When compared with the rest of Canada the Ontario government’s $4.8 billion underfunding for hospitals like Sault Area Hospital, means skeleton hospital staffing and much less care for Sault Ste. Marie patients, a report released today has found. The report (Fewer Hands, Less Hospital Care) compares funding, staffing, nursing, and readmissions in Ontario and other provinces.
Based on the latest figures from the Canadian Institute for Health Information (CIHI), Ontario government funding for hospitals is $1,395.73 per capita. The rest of Canada, excluding Ontario, spends $1,749.69 per capita. In other words, provincial and territorial governments outside of Ontario spend $353.96 more per person on hospitals than Ontario does. That is a whopping 25.3 per cent more than Ontario.
Overall there would be an additional 45,500 hospital employees, 15,200 of them nurses, in Ontario if funding was on par with the average for the rest of Canada.
The Fewer Hands, Less Hospital Care report found that for Sault Ste. Marie, Ontario’s level of funding results in 83 fewer nurses and 248 fewer people providing care in the hospital.
“The $4.8 billion shortfall in hospital funding in Ontario is counted in 6 hours less nursing care per patient in our hospital. Our hospitals have significantly higher readmission rates than the rest of the country because of our radically shortened lengths of stays,” says Michael Hurley, president of the Ontario Council of Hospital Unions (OCHU/CUPE).
CIHI data shows that per capita expenditures on hospitals has declined for the last three years with real hospital funding cut by 10 per cent.
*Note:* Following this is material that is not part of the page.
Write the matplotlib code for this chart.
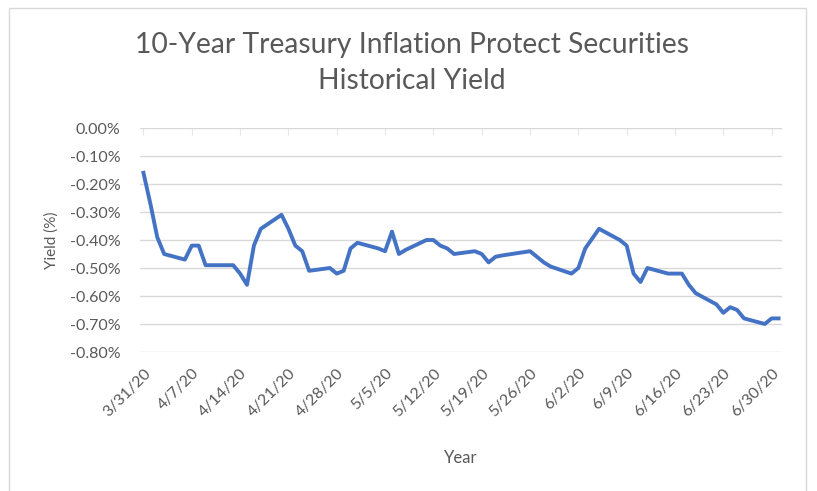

Ontario has fallen a long way behind other provinces since the Liberals were elected in 2003 — and especially since the beginning of Liberal austerity in 2010.
This gap, has significant consequences for local communities and patients, says Hurley with “thousands of patients turned away from hospital or sent home while still acutely ill and thousands more dying from hospital-acquired infections due in part to overcrowding. All the while shifting system costs to individuals, forcing them and their families to travel hundreds of kilometres for treatment. We call on the provincial government to fund our hospitals at the average of the rest of Canada.”
Average Ontario hospital funding for the population the size of Sault Ste. Marie in 2005/6 would have been about $3.59 million less than average funding for the same population outside of Ontario. But by 2015/16 the funding shortfall for a population the size of the City of Sault Ste. Marie would have exploded to $26.6 million.